Grow Magazine

Early is the time to start investing

March 2015

When it comes to building wealth through investing in shares the classic formula involves educating yourself and taking a longer term view.

The most important step in any journey is the first step. When it comes to investing in the sharemarket, the sooner you get started the easier it can be to get ahead.

Creating wealth can seem like a pipedream when you’re setting out in life, but it’s the choices you make early on that can help determine just how wealthy you become. And it’s not necessarily the biggest wage earners who finish ahead.

The key to wealth creation is to save regularly and invest those savings in the types of investments that will work hard to produce an income for you long after you stop working.

Start early

The benefit of investing from earlier in life rather than later is simple. Even small dollar amounts can grow into a substantial nest egg if you start early enough and let compound interest work its magic.

Take a simple example. Sarah and Adam are both keen to boost their retirement savings. Sarah invests $100 a month in Australian shares and reinvests all her investment earnings. Let’s assume her shares generate a return of 8.7 per cent a year, which is the actual return for Australian shares over the past 20 years. At the end of 20 years she has a lump sum of $128,598.

Adam delays investing for a further 10 years. All things being equal, he will need to invest close to $700 a month over 10 years to achieve the same retirement nest egg as Sarah.

Key considerations

When it comes to share investing, educating yourself and taking the longer term view are usually your friends. Here are some of the things to consider before choosing to invest in shares.

Research

When choosing shares to invest in, you need to do your homework first. Three things you might like to do when deciding which shares to buy are 1) think about investing in companies you know and understand, 2) consider blue-chip companies with a long history of stable growth, and 3) research the company by making use of reports and recommendations from independent analysts, as well as charts, watchlists and company alerts to help keep you up to date.

Investing directly

You can use an online investing platform to buy and sell shares, and applying for an online account has never been easier. Simply sign up on the Grow by ANZTM app for a share investing account and then it can be just a few clicks and you’ll own your first parcel of shares. Grow by ANZ also provides access to information for investment ideas and news to help you research shares you want to buy. To get started in shares through a share investing account, you will need an initial sum of at least $600, with trades you make attracting brokerage fees. 

Be realistic

Researching companies listed on the sharemarket takes time. If you don’t have the time then you may prefer to invest in exchange traded funds (ETFs), at least until you gain confidence and experience. You will find a wide selection of ETFs on the Australian Securities Exchange (ASX) that can be bought and sold as easily as shares.

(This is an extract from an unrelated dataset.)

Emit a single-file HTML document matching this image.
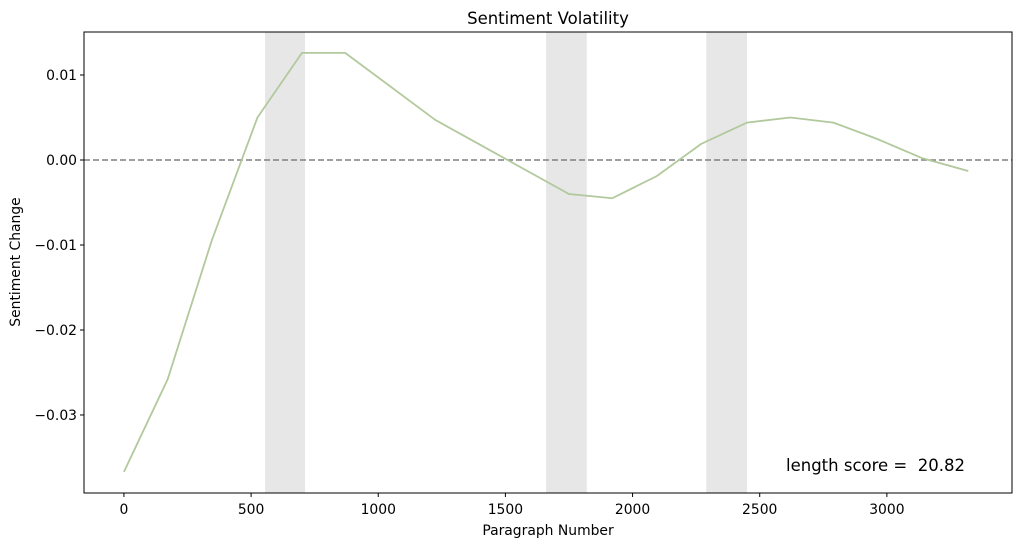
<!DOCTYPE html>
<html><head><meta charset="utf-8"><style>
body{margin:0;background:#fff;font-family:"Liberation Sans","DejaVu Sans",sans-serif;}
svg text{font-family:"DejaVu Sans","Liberation Sans",sans-serif;}
</style></head><body>
<svg id="chart" width="1021" height="547" xmlns="http://www.w3.org/2000/svg">
<rect width="1021" height="547" fill="#fff"/>
<g id="bands"></g>
<g id="grid"></g>
<g id="series"></g>
<rect x="84" y="32" width="928" height="461" fill="none" stroke="#000" stroke-width="1"/>
<text x="548" y="24" text-anchor="middle" font-size="16.5">Sentiment Volatility</text>
<text x="548" y="535" text-anchor="middle" font-size="13.9">Paragraph Number</text>
<text transform="translate(20,262) rotate(-90)" text-anchor="middle" font-size="13.9">Sentiment Change</text>
<text x="965" y="471" text-anchor="end" font-size="16.5" style="white-space:pre" xml:space="preserve">length score =  20.82</text>
</svg>
<script>
const xVals=[0,172,345,525,700,870,1225,1400,1750,1920,2095,2270,2450,2620,2790,2960,3140,3320];
const yVals=[-0.0367,-0.0258,-0.0095,0.0050,0.0126,0.0126,0.0047,0.0018,-0.0040,-0.0045,-0.0019,0.0019,0.0044,0.0050,0.0044,0.0025,0.0002,-0.0013];
const bandStarts=[555,1660,2290];
const bandEnds=[712,1820,2450];
const xTicks=[0,500,1000,1500,2000,2500,3000];
const yTicks=[0.01,0.00,-0.01,-0.02,-0.03];
const yTickLabels=["0.01","0.00","\u22120.01","\u22120.02","\u22120.03"];
const L=84,R=1012,T=32,B=493;
const xMin=-157,xMax=3492,yMin=-0.03918,yMax=0.01506;
const sx=v=>L+(v-xMin)/(xMax-xMin)*(R-L);
const sy=v=>B-(v-yMin)/(yMax-yMin)*(B-T);
const NS="http://www.w3.org/2000/svg";
function mk(tag,attrs,parent){const e=document.createElementNS(NS,tag);for(const k in attrs)e.setAttribute(k,attrs[k]);parent.appendChild(e);return e;}
const bands=document.getElementById('bands'),grid=document.getElementById('grid'),ser=document.getElementById('series');
bandStarts.forEach((s,i)=>{const r=mk('rect',{x:sx(s),y:T,width:sx(bandEnds[i])-sx(s),height:B-T,fill:'#e7e7e7'},bands);

});
xTicks.forEach(t=>{const x=sx(t);mk('line',{x1:x,x2:x,y1:B,y2:B+4,stroke:'#000'},grid);
const tx=mk('text',{x:x,y:B+21,'text-anchor':'middle','font-size':'13.9'},grid);tx.textContent=t;

});
yTicks.forEach((t,i)=>{const y=sy(t);mk('line',{x1:L-4,x2:L,y1:y,y2:y,stroke:'#000'},grid);
const tx=mk('text',{x:L-7,y:y+5,'text-anchor':'end','font-size':'13.9'},grid);tx.textContent=yTickLabels[i];

});
const zl=mk('line',{x1:L,x2:R,y1:sy(0),y2:sy(0),stroke:'#808080','stroke-width':1.6,'stroke-dasharray':'6,3'},ser);


const pts=xVals.map((x,i)=>sx(x)+','+sy(yVals[i])).join(' ');
const pl=mk('polyline',{points:pts,fill:'none',stroke:'#b1c99c','stroke-width':1.8},ser);


</script>
</body></html>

Don’t put all your eggs in one basket

The advantage of investing in an ETF is that your money is spread across a wide range of investments for instant diversification.

Some funds specialise in particular industry sectors or geographic regions while others provide broad market exposure; some funds actively manage their underlying investments while others passively track a particular market index.

If you are buying shares in individual companies then experts suggest 12-20 stocks should be enough to spread your risk. Any more than this and it is difficult to keep an eye on your investments.

Monitor your progress regularly

It’s important to set aside time to monitor your portfolio on a regular basis. Rather than putting your shares in a drawer and forgetting them, it may be necessary at times to sell poor performers and put the money into investments with better long-term prospects.

Investing is a marathon, not a sprint. The sooner you take that first step the easier your investment journey will be.